世界模型与多模态大语言模型（MLLMs）在从静态视觉观测预测未来结果方面具有互补能力。世界模型可生成未来可能性的具体视觉推演，而MLLMs能对问题、目标与规则进行抽象推理。然而，生成的推演具有随机性，虽在视觉上看似合理，却可能不符合任务需求，因此需要判断视觉模拟在何种情境下具有实用性、推演结果是否可信、以及如何影响最终答案。我们将此问题定义为受控的具体推理（controlled concrete reasoning），即模型需学会调用、验证视觉未来模拟，并将其与抽象推理相整合。为研究该场景，我们构建了两个经人工验证的基准数据集：用于可控空间前瞻推理的VRQABench，以及面向开放域物理预测的OpenWorldQA，并提出特权未来在策略自蒸馏（Privileged-Future On-Policy Self-Distillation，PF-OPSD）。训练阶段，PF-OPSD仅将真实未来视频与答案作为教师侧的特权上下文，用以评估在策略具体推理轨迹，而部署阶段的学生模型在测试时从未观测真实未来。实验结果表明，PF-OPSD在VRQABench和OpenWorldQA上分别比基线模型提升10.6%和10.9%，同时增强了对噪声或冲突推演的鲁棒性。

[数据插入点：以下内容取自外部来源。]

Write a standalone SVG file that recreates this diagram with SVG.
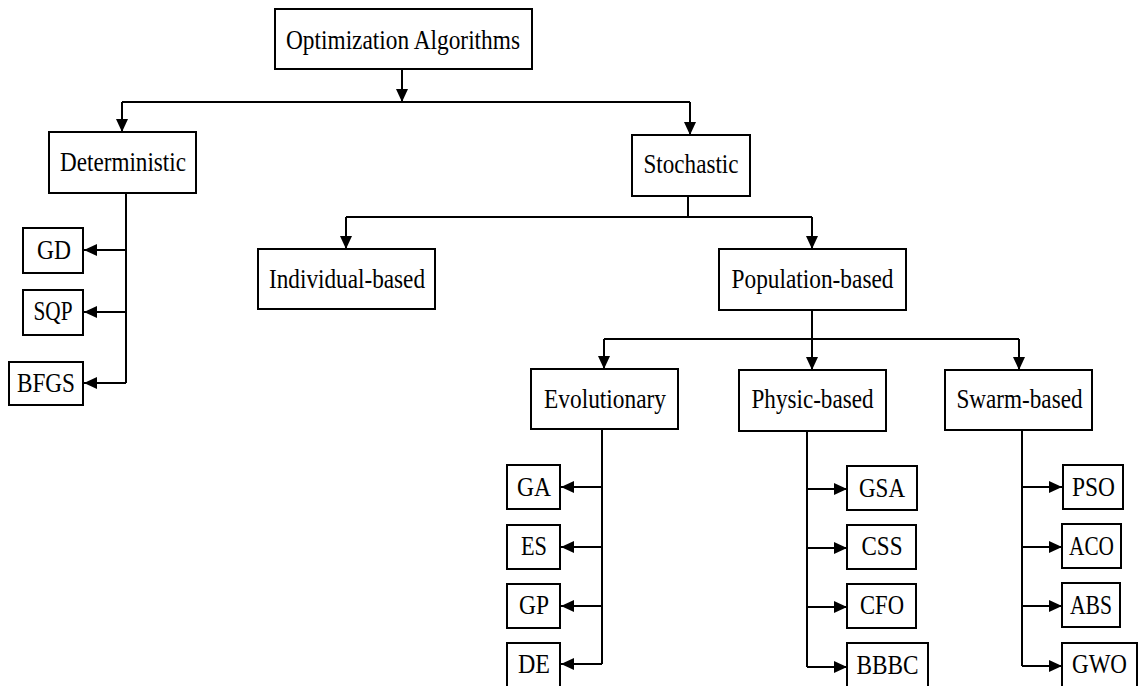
<svg xmlns="http://www.w3.org/2000/svg" width="1138" height="686" viewBox="0 0 1138 686">
  <style>
    .box { fill: #ffffff; stroke: #000000; stroke-width: 2; }
    .lbl { font-family: 'Liberation Serif', 'Times New Roman', serif; font-size: 28px; fill: #000000; text-anchor: middle; }
    .wire { fill: none; stroke: #000000; stroke-width: 2; }
    .arr { fill: none; stroke: #000000; stroke-width: 2; marker-end: url(#head); }
  </style>
  <defs>
    <marker id="head" markerUnits="userSpaceOnUse" markerWidth="13" markerHeight="12" refX="13" refY="6" orient="auto">
      <path d="M0,0 L13,6 L0,12 Z" fill="#000000"/>
    </marker>
  </defs>
  <rect width="1138" height="686" fill="#ffffff"/>

  <!-- connectors -->
  <g id="connectors">
    <!-- root to first level -->
    <path class="arr" d="M402,69 V102"/>
    <path class="wire" d="M122,102 H690"/>
    <path class="arr" d="M122,102 V132"/>
    <path class="arr" d="M690,102 V135"/>
    <!-- stochastic split -->
    <path class="wire" d="M688,196 V217"/>
    <path class="wire" d="M346,217 H812"/>
    <path class="arr" d="M346,217 V249"/>
    <path class="arr" d="M812,217 V249"/>
    <!-- population split -->
    <path class="wire" d="M812,310 V339"/>
    <path class="wire" d="M604,339 H1019"/>
    <path class="arr" d="M812,339 V370"/>
    <path class="arr" d="M604,339 V369"/>
    <path class="arr" d="M1019,339 V370"/>
    <!-- deterministic leaves -->
    <path class="wire" d="M126,193 V383"/>
    <path class="arr" d="M126,250 H84"/>
    <path class="arr" d="M126,312 H84"/>
    <path class="arr" d="M126,383 H84"/>
    <!-- evolutionary leaves -->
    <path class="wire" d="M602,429 V664"/>
    <path class="arr" d="M602,487 H561"/>
    <path class="arr" d="M602,547 H561"/>
    <path class="arr" d="M602,606 H561"/>
    <path class="arr" d="M602,664 H561"/>
    <!-- physic-based leaves -->
    <path class="wire" d="M807,431 V667"/>
    <path class="arr" d="M807,489 H847"/>
    <path class="arr" d="M807,548 H847"/>
    <path class="arr" d="M807,607 H847"/>
    <path class="arr" d="M807,667 H847"/>
    <!-- swarm-based leaves -->
    <path class="wire" d="M1022,430 V666"/>
    <path class="arr" d="M1022,487 H1062"/>
    <path class="arr" d="M1022,547 H1062"/>
    <path class="arr" d="M1022,606 H1062"/>
    <path class="arr" d="M1022,666 H1062"/>
  </g>

  <!-- nodes -->
  <g id="root">
    <rect class="box" x="275" y="9" width="257" height="60"/>
    <text class="lbl" x="403" y="49" textLength="234" lengthAdjust="spacingAndGlyphs">Optimization Algorithms</text>
  </g>
  <g id="deterministic">
    <rect class="box" x="49" y="132" width="147" height="61"/>
    <text class="lbl" x="123" y="171" textLength="126" lengthAdjust="spacingAndGlyphs">Deterministic</text>
  </g>
  <g id="stochastic">
    <rect class="box" x="632" y="135" width="118" height="61"/>
    <text class="lbl" x="691" y="173" textLength="95" lengthAdjust="spacingAndGlyphs">Stochastic</text>
  </g>
  <g id="gd">
    <rect class="box" x="23" y="228" width="60" height="45"/>
    <text class="lbl" x="54" y="259" textLength="34" lengthAdjust="spacingAndGlyphs">GD</text>
  </g>
  <g id="sqp">
    <rect class="box" x="23" y="290" width="60" height="45"/>
    <text class="lbl" x="53" y="320" textLength="39" lengthAdjust="spacingAndGlyphs">SQP</text>
  </g>
  <g id="bfgs">
    <rect class="box" x="9" y="362" width="74" height="43"/>
    <text class="lbl" x="46" y="392" textLength="58" lengthAdjust="spacingAndGlyphs">BFGS</text>
  </g>
  <g id="individual-based">
    <rect class="box" x="258" y="249" width="177" height="60"/>
    <text class="lbl" x="347" y="288" textLength="156" lengthAdjust="spacingAndGlyphs">Individual-based</text>
  </g>
  <g id="population-based">
    <rect class="box" x="719" y="249" width="187" height="61"/>
    <text class="lbl" x="812.5" y="288" textLength="162" lengthAdjust="spacingAndGlyphs">Population-based</text>
  </g>
  <g id="evolutionary">
    <rect class="box" x="531" y="369" width="147" height="60"/>
    <text class="lbl" x="605" y="408" textLength="122" lengthAdjust="spacingAndGlyphs">Evolutionary</text>
  </g>
  <g id="physic-based">
    <rect class="box" x="739" y="370" width="147" height="61"/>
    <text class="lbl" x="812.5" y="408" textLength="122" lengthAdjust="spacingAndGlyphs">Physic-based</text>
  </g>
  <g id="swarm-based">
    <rect class="box" x="945" y="370" width="147" height="60"/>
    <text class="lbl" x="1019.5" y="408" textLength="126" lengthAdjust="spacingAndGlyphs">Swarm-based</text>
  </g>
  <g id="ga">
    <rect class="box" x="507" y="465" width="53" height="44"/>
    <text class="lbl" x="534" y="496" textLength="34" lengthAdjust="spacingAndGlyphs">GA</text>
  </g>
  <g id="es">
    <rect class="box" x="507" y="525" width="53" height="44"/>
    <text class="lbl" x="534" y="555" textLength="26" lengthAdjust="spacingAndGlyphs">ES</text>
  </g>
  <g id="gp">
    <rect class="box" x="507" y="584" width="53" height="44"/>
    <text class="lbl" x="534" y="614" textLength="30" lengthAdjust="spacingAndGlyphs">GP</text>
  </g>
  <g id="de">
    <rect class="box" x="507" y="643" width="53" height="45"/>
    <text class="lbl" x="534" y="673" textLength="32" lengthAdjust="spacingAndGlyphs">DE</text>
  </g>
  <g id="gsa">
    <rect class="box" x="847" y="466" width="70" height="44"/>
    <text class="lbl" x="882" y="497" textLength="46" lengthAdjust="spacingAndGlyphs">GSA</text>
  </g>
  <g id="css">
    <rect class="box" x="847" y="525" width="69" height="44"/>
    <text class="lbl" x="882" y="555" textLength="41" lengthAdjust="spacingAndGlyphs">CSS</text>
  </g>
  <g id="cfo">
    <rect class="box" x="847" y="584" width="69" height="44"/>
    <text class="lbl" x="882" y="614" textLength="44" lengthAdjust="spacingAndGlyphs">CFO</text>
  </g>
  <g id="bbbc">
    <rect class="box" x="847" y="643" width="81" height="45"/>
    <text class="lbl" x="887.5" y="674" textLength="62" lengthAdjust="spacingAndGlyphs">BBBC</text>
  </g>
  <g id="pso">
    <rect class="box" x="1063" y="465" width="60" height="44"/>
    <text class="lbl" x="1093.5" y="496" textLength="43" lengthAdjust="spacingAndGlyphs">PSO</text>
  </g>
  <g id="aco">
    <rect class="box" x="1062" y="524" width="59" height="44"/>
    <text class="lbl" x="1091.5" y="555" textLength="45" lengthAdjust="spacingAndGlyphs">ACO</text>
  </g>
  <g id="abs">
    <rect class="box" x="1062" y="583" width="58" height="44"/>
    <text class="lbl" x="1091" y="614" textLength="42" lengthAdjust="spacingAndGlyphs">ABS</text>
  </g>
  <g id="gwo">
    <rect class="box" x="1062" y="643" width="75" height="45"/>
    <text class="lbl" x="1099.5" y="673" textLength="55" lengthAdjust="spacingAndGlyphs">GWO</text>
  </g>
</svg>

我们的代码与数据集已开源：https://github.com/yczhou001/PF-OPSD。

English

World models and multimodal large language models (MLLMs) provide complementary capabilities for predicting future outcomes from static visual observations. World models can generate concrete visual rollouts of possible futures, while MLLMs can reason abstractly over questions, goals, and rules. However, generated rollouts are stochastic and may be visually plausible but task-incorrect, making it necessary to determine when visual simulation is useful, whether a rollout is credible, and how it should influence the final answer. We formulate this problem as controlled concrete reasoning, where a model learns to invoke, verify, and integrate visual future simulation alongside abstract reasoning. To study this setting, we construct two human-verified benchmarks, VRQABench for controllable spatial lookahead and OpenWorldQA for open-domain physical prediction, and propose Privileged-Future On-Policy Self-Distillation (PF-OPSD). During training, PF-OPSD uses ground-truth future videos and answers only as teacher-side privileged context to evaluate on-policy concrete-reasoning trajectories, while the deployable student never observes true futures at test time. Experimental results show that PF-OPSD outperforms baseline by 10.6% and 10.9% on VRQABench and OpenWorldQA, respectively, while increasing robustness to noisy or conflicting rollouts. Our code and dataset are available at https://github.com/yczhou001/PF-OPSD.